The joint declaration addressed issues such as persecution and discrimination, and acknowledged the positive steps toward unity between the two Churches. It recalled the various steps taken towards unity, including St. John Paul II’s 2001 visit to mark the 1700th anniversary of Christianity in Armenia, as well as the solemn liturgy in April, 2015, commemorating the 1915 Armenian genocide.

The declaration acknowledged the successful “new phase” in relations between the Armenian Apostolic Church and the Catholic Church, “strengthened by our mutual prayers and joint efforts in overcoming contemporary challenges.”

“Today we are convinced of the crucial importance of furthering this relationship, engaging in deeper and more decisive collaboration not only in the area of theology, but also in prayer and active cooperation on the level of the local communities, with a view to sharing full communion and concrete expressions of unity.”

“The path of reconciliation and brotherhood lies open before us. May the Holy Spirit, who guides us into all truth, sustain every genuine effort to build bridges of love and communion between us.”

“We praise the Lord that today, the Christian faith is again a vibrant reality in Armenia, and that the Armenian Church carries on her mission with a spirit of fraternal collaboration between the Churches, sustaining the faithful in building a world of solidarity, justice and peace.”

Archbishop Raphael Minassian, the Armenian Ordinary of Eastern Europe who based in Gyumri, commented “Now there is more friendship, more collaboration, a more open dialogue, and I am very optimistic about the future, from this point of view.”   Minassian belongs to the Armenian Catholic Church – an Eastern Catholic Church that came into communion with the Bishop of Rome in 1742.

He maintains that the separation between the Catholic Church and the Armenian Apostolic Church is largely due to human factors, not theological ones. On theological matters, there is “no difference in sacraments, nor in theology, nor in the profession of faith.”
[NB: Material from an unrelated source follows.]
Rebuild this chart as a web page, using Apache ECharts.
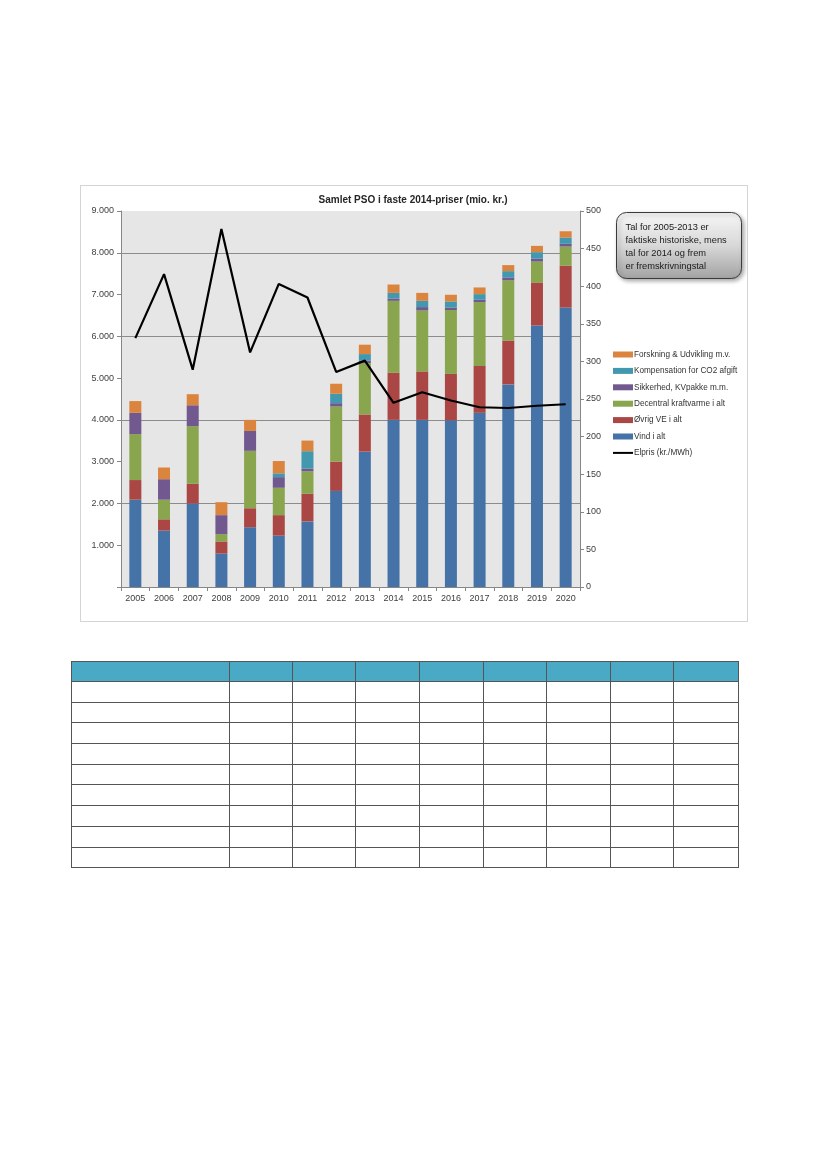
<!DOCTYPE html>
<html>
<head>
<meta charset="utf-8">
<script src="https://cdn.jsdelivr.net/npm/echarts@6/dist/echarts.min.js"></script>
<style>
  html, body { margin: 0; padding: 0; background: #fff; }
  body { width: 827px; height: 1169px; position: relative; overflow: hidden; }
  #box { position: absolute; left: 80px; top: 185px; width: 668px; height: 437px; border: 1px solid #d4d4d4; box-sizing: border-box; }
  #chart { width: 666px; height: 435px; }
  table { position: absolute; left: 71px; top: 661px; border-collapse: collapse; table-layout: fixed; width: 667px; }
  td { border: 1px solid #555; padding: 0; }
  tr { height: 20.7px; }
  tr.h { height: 20px; }
  tr.h td { background: #4aa9c4; }
</style>
</head>
<body>
<div id="box"><div id="chart"></div></div>
<table id="tbl"></table>
<script>
const years = ['2005','2006','2007','2008','2009','2010','2011','2012','2013','2014','2015','2016','2017','2018','2019','2020'];
const vind      = [2090,1350,2000, 800,1430,1230,1570,2300,3240,4000,4000,3990,4170,4850,6260,6690];
const ovrigVE   = [ 470, 270, 470, 290, 455, 490, 660, 700, 890,1130,1160,1110,1120,1050,1030,1000];
const decentral = [1100, 470,1380, 175,1375, 655, 540,1320,1230,1720,1460,1530,1530,1440, 500, 460];
const sikkerhed = [ 510, 490, 500, 455, 475, 255,  65,  80,  60,  55,  80,  60,  55,  70,  70,  65];
const co2komp   = [   0,   0,   0,   0,   0,  90, 415, 225, 155, 135, 150, 145, 135, 150, 155, 150];
const forskning = [ 280, 280, 265, 310, 265, 295, 255, 240, 225, 200, 190, 160, 160, 145, 150, 150];
const elpris    = [ 331, 416, 289, 476, 312, 403, 385, 286, 301, 245, 259, 248, 239, 238, 241, 243];
const leftTicks = { min: 0, max: 9000, interval: 1000 };
const rightTicks = { min: 0, max: 500, interval: 50 };
const names = ['Forskning & Udvikling m.v.','Kompensation for CO2 afgift','Sikkerhed, KVpakke m.m.','Decentral kraftvarme i alt','Øvrig VE i alt','Vind i alt','Elpris (kr./MWh)'];
const calloutLines = ['Tal for 2005-2013 er','faktiske historiske, mens','tal for 2014 og frem','er fremskrivningstal'];

// empty table
(function(){
  const widths = [158,63,63,64,64,63,64,63,65];
  const t = document.getElementById('tbl');
  const cg = document.createElement('colgroup');
  widths.forEach(w => { const c = document.createElement('col'); c.style.width = w + 'px'; cg.appendChild(c); });
  t.appendChild(cg);
  for (let r = 0; r < 10; r++) {
    const tr = document.createElement('tr');
    if (r === 0) tr.className = 'h';
    widths.forEach(() => tr.appendChild(document.createElement('td')));
    t.appendChild(tr);
  }
})();

const FONT = "'Liberation Sans', Arial, sans-serif";
const colors = { vind:'#4572a7', ovrig:'#aa4643', dec:'#89a54e', sik:'#71588f', co2:'#4198af', fors:'#db843d' };
const fmt = v => v === 0 ? '' : (v/1000).toFixed(3);

const chart = echarts.init(document.getElementById('chart'));
function bar(name, data, color) {
  return { name, type: 'bar', stack: 'pso', data, barWidth: 12, itemStyle: { color }, emphasis: { disabled: true } };
}
const lineColors = ['#8c8c8c','rgba(0,0,0,0)'];
chart.setOption({
  animation: false,
  textStyle: { fontFamily: FONT },
  grid: { left: 40, top: 25, right: 167, bottom: 34, show: true, backgroundColor: '#e6e6e6', borderWidth: 0 },
  legend: {
    orient: 'vertical', left: 527, top: 158, itemGap: 5.4, itemWidth: 20, itemHeight: 6,
    textStyle: { fontFamily: FONT, fontSize: 8.2, color: '#333', lineHeight: 11, padding: [0,0,0,-4] },
    data: names.map((n, i) => i < 6 ? { name: n, icon: 'rect' } : { name: n, icon: 'path://M0,0 L20,0 L20,2 L0,2 Z', itemStyle: { color: '#000' } })
  },
  xAxis: {
    type: 'category', data: years,
    axisLine: { lineStyle: { color: '#868686' } },
    axisTick: { show: true, length: 4, lineStyle: { color: '#868686' } },
    axisLabel: { fontFamily: FONT, fontSize: 9, color: '#404040', margin: 7 }
  },
  yAxis: [
    { type: 'value', min: leftTicks.min, max: leftTicks.max, interval: leftTicks.interval,
      axisLine: { show: true, lineStyle: { color: '#868686' } },
      axisTick: { show: true, length: 4, lineStyle: { color: '#868686' } },
      axisLabel: { formatter: fmt, fontFamily: FONT, fontSize: 9, color: '#404040', margin: 7 },
      splitLine: { show: true, lineStyle: { color: lineColors, width: 1 } } },
    { type: 'value', min: rightTicks.min, max: rightTicks.max, interval: rightTicks.interval, position: 'right',
      axisLine: { show: true, lineStyle: { color: '#868686' } },
      axisTick: { show: true, length: 4, lineStyle: { color: '#868686' } },
      axisLabel: { fontFamily: FONT, fontSize: 9, color: '#404040', margin: 6 },
      splitLine: { show: false } }
  ],
  series: [
    bar(names[5], vind, colors.vind),
    bar(names[4], ovrigVE, colors.ovrig),
    bar(names[3], decentral, colors.dec),
    bar(names[2], sikkerhed, colors.sik),
    bar(names[1], co2komp, colors.co2),
    bar(names[0], forskning, colors.fors),
    { name: names[6], type: 'line', yAxisIndex: 1, data: elpris, symbol: 'none', showSymbol: false,
      lineStyle: { color: '#000', width: 2.2 }, itemStyle: { color: '#000' }, z: 5 }
  ],
  graphic: [
    { type: 'text', x: 332, y: 9,
      style: { text: 'Samlet PSO i faste 2014-priser (mio. kr.)', font: "bold 10px " + FONT, fill: '#262626', textAlign: 'center' } },
    { type: 'group', left: 535, top: 26,
    children: [
      { type: 'rect', shape: { x: 0, y: 0, width: 125, height: 66, r: 10 },
        style: { fill: new echarts.graphic.LinearGradient(0,0,0,1,[{offset:0,color:'#f7f7f7'},{offset:0.5,color:'#d8d8d8'},{offset:1,color:'#a2a2a2'}]),
                 stroke: '#3a3a3a', lineWidth: 1, shadowBlur: 4, shadowOffsetX: 2, shadowOffsetY: 2, shadowColor: 'rgba(0,0,0,0.35)' } },
      { type: 'text', left: 9, top: 8,
        style: { text: calloutLines.join('\n'), font: "9.3px " + FONT, fill: '#1a1a1a', lineHeight: 13 } }
    ]
  }]
});
</script>
</body>
</html>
Minassian emphasised that renewed ecumenism with the Armenian Apostolic Church will need God’s help. He thinks that there has been no rapprochement between the two Churches because unity is wrongly viewed as “the submission of the one to the other.” “In fact, unity is rather a path toward a mutual aim, Christ,” he said. “Unfortunately, this separation is mostly given by a sort of immaturity.”